Your action button should stand out. You don’t want anyone to wonder whether or not they’re clicking the correct button. You should also use concise, direct, action-oriented, and impactful language so your visitors know without question what they are getting out of your CTA.
Have you ever been looking at website content and realized how much you had to strain your eyes to actually read the content? Whether it’s size, typography, or color, your font plays a big role in a visitor’s experience.
And with something as important as a CTA, which impacts your conversions and sales directly, you don’t have any room for mistakes, such as choosing the a font that’s too small or difficult to read. Implement an easy-to-read font that works with the color, style, and size of your CTA.
4. Special effects
When I say “special effects”, I’m not referring to the special effects in movies or videos. I’m talking about special effects that you can easily add to your CTA to create a more eye-catching design. For example, beveled edges, drop shadows, rounded corners, arrows, and gradients are all simple ways to create a CTA that visitors will click.
The placement of your CTA is important because you want visitors to see it organically while working through your form. The point of including a CTA on your web page or form is to get your visitors to naturally stumble upon it while they’re on your site or completing your form fields — nobody should ever have to search around for a CTA. That would defeat its purpose.
To learn about some great CTA examples, check out this blog post.

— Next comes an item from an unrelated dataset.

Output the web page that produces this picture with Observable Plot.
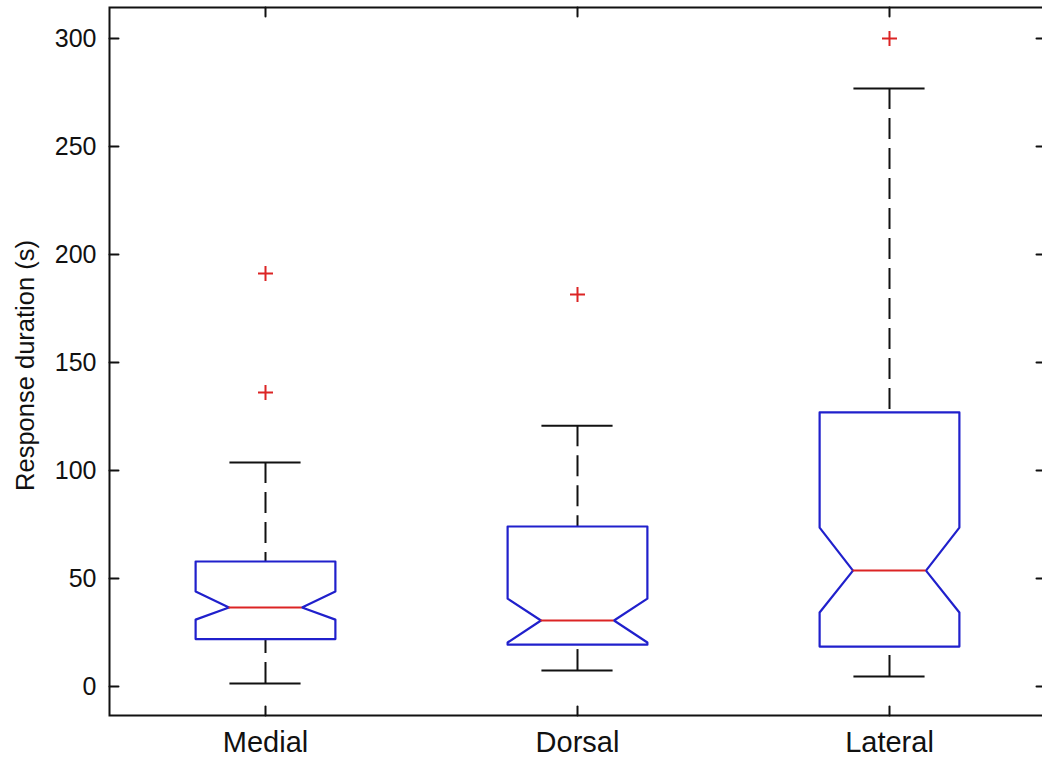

No matter what type of business you run or work for, chances are you have at least one type of web form on your site. By applying these form design tips that enhance UX, as well as UI design, mobile form design, and CTA design, you’ll provide your visitors with a reliable and positive experience that helps you boost conversions. So, think about the forms that you need to include on your site and begin implementing design tips and takeaways that apply best to your business’ needs and goals.